Answering the question of the Russian journalist if NATO is ready to discuss the proposal of the Kremlin to sign a legally binding agreement on mutual military restraint, Rasmussen answered that in 1997 NATO made clear that it had “no intention, no plan and no reason” to deploy nuclear weapons on the territory of the new member states.

“The Alliance also stated that it would carry out its collective defense and other missions by ensuring the necessary interoperability, integration and capability for reinforcement rather than by additional permanent stationing of substantial combat forces.
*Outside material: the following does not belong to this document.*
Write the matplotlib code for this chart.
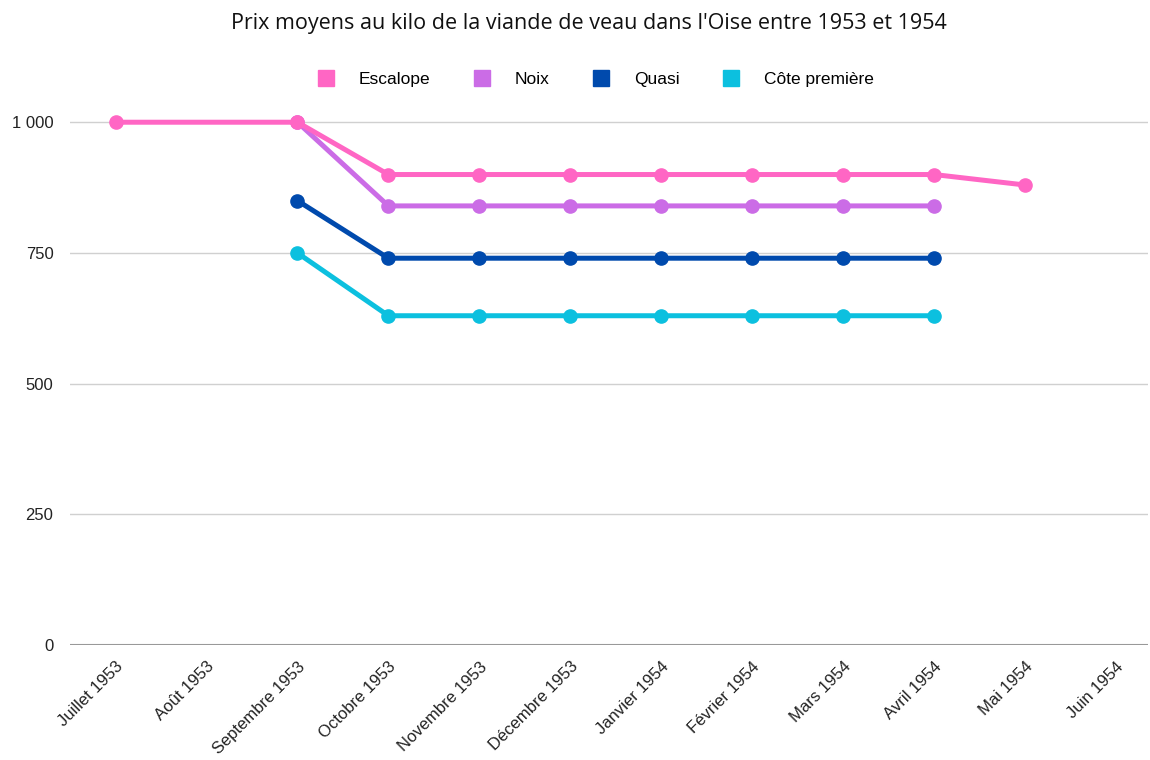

We have kept our word to the fullest,” Rasmussen stated, adding that the Alliance shares Russia’s desire for transparency about the numbers and movement of conventional forces in Europe. “That‘s why the NATO Allies have signed up to rejuvenate the Conventional Forces in Europe regime. Russia has also engaged in the talks now underway in Vienna, and I hope this will soon lead to an agreed framework of principles to guide future negotiations,” NATO Secretary General noted.

Meanwhile officials in Moscow have expressed hopes that Russia will not be named as an “enemy” in the Alliance’s new strategic concept. “As for the question if we have a feeling that NATO perceives Russia as an enemy, you know that we do not have such a feeling,” Russian Foreign Minister, Sergey Lavrov told journalists on Monday “We expect that the strategic concept, which is due to be adopted on November 20, will give an unambiguous answer to this question,” he added.

Authorities in Tbilisi have also stated their expectations of NATO’s new strategic concept. “I hope that the issue of Georgia will be adequately expressed in the document adopted at Lisbon Summit of NATO,” Georgian Parliament Speaker, Davit Bakradze said, adding that hopefully all commitments towards Georgia that NATO pledged during Bucharest Summit in 2008 will stay in force.

Reaffirming NATO’s Bucharest Summit decision at Lisbon Summit is especially important for Georgia now, MP from the National Movement Party, Giorgi Kandelaki told The Messenger. “The communique adopted at Bucharest Summit referred to Georgia and Ukraine. Now you know that Ukraine has relinquished its aspirations for NATO membership. So it is important that NATO commitments toward Georgia are reaffirmed,” he said. According to the MP, Georgia is “much more” ready for NATO membership now. “Georgia has advanced significantly in fulfilling Annual National Plan (ANP), which is an almost identical document as the Membership Action Plan (MAP). It means that we are more ready for joining NATO and that the skeptics will have fewer arguments against Georgia,” he noted.